I was less satisfied, though, when it came to the issue of the environmental impact of eating meat, a crucial topic which I felt was largely glossed over by the guest speakers. I was honestly annoyed by Mills, whose presence on the panel was invaluable, but who, despite his background in hard science, did not say when pressed that Americans eat too much meat. The fact is, we do. It’s another component of our rabid, unchecked consumerism. Mills mentioned other comparable nations in Europe and Asia whose industrialization correlated with greater levels of meat consumption. But this seems to be a non-point which merely drives home the extent of the problem. Meat is an expensive commodity — there’s a reason those Kenyan villagers don’t eat it very often — and with increased affluence comes the resources and desire to produce, buy and consume costlier goods. But meat’s high “price” transcends literal currency and extends to its environmental expense which is formidable, and quite frankly, makes its consumption unethical.
At a time when the frequency of severe weather and the degradation of environment is happening literally before our eyes, Mills’ noncommittal answer seemed shortsighted and culturally influenced, indicative as it was of our first-world society’s fatal ambivalence.
Perhaps equally upsetting was the panel’s general apprehension over discussing the gory details of the act of killing itself. When asked point-blank about how the animal was slaughtered, Klinger initially balked until she managed to get around to saying that its jugular was severed (the process, known as exsanguination, is standard). Farmers, and especially consumers, must own, and become intimately familiar with, the tumultuous act of taking a life as a prerequisite for selling and eating meat. I agreed with Sheub and Mills when they said that everyone who eats meat should experience depriving a creature of its life. If you can’t face that stark reality in all of its morbidity, who are you to partake of what it yields?
The fact is that when you eat meat, a life was sacrificed for your sustenance. The question then becomes, is that fact petty or profound? I’ve killed a chicken, and even though they’re considered to be the most primitive farm animal, I found myself physically affected by the act. I became dizzy and needed to step away afterwards. Klinger also admitted that after slaughter days, she loses her appetite for meat. If we could wholly grasp what it means to take life, would we be so keen to fill our stomachs?

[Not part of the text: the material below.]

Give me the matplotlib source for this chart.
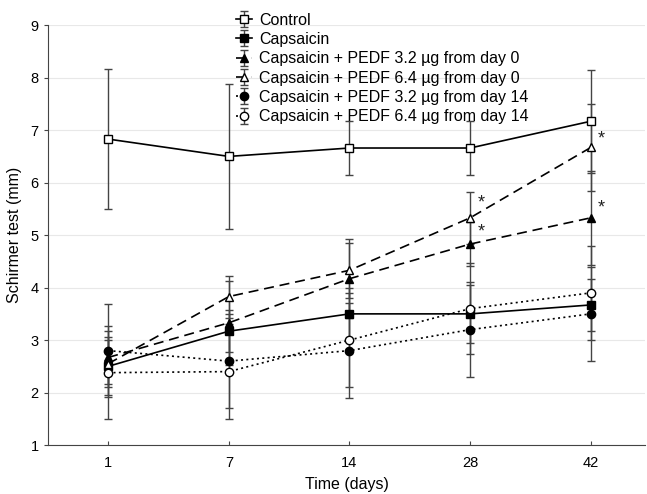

At the end of the day, however, it must be said that eating meat occasionally is not inherently bad. It can be done right, providing it is regarded as what it is — a luxury and a fragment of a once-living being. For these reasons, meat is a special thing and it should only be eaten if special people raised it in a special place, as the Klinger family does at Kil-vey Farms.
Mills was right when he said that ultimately, the decision to consume meat is one that has to be made on an individual basis. This is because, really, it is a deeply personal decision to consume meat, one that harkens all the way back to the primal interplay between human-animals-nature by enacting the beyond-intimate relationship of killer and killed. This is what Miller was talking about when he spoke movingly of “honoring life.” It’s about using every part of the animal and understanding each aspect of its development — from “farm to table” — as a means of acknowledging the gift of sacrifice and the environmental price of its luxury. It’s exactly that sort of vital awareness that “Meat Day” succeeds in raising, providing we take note.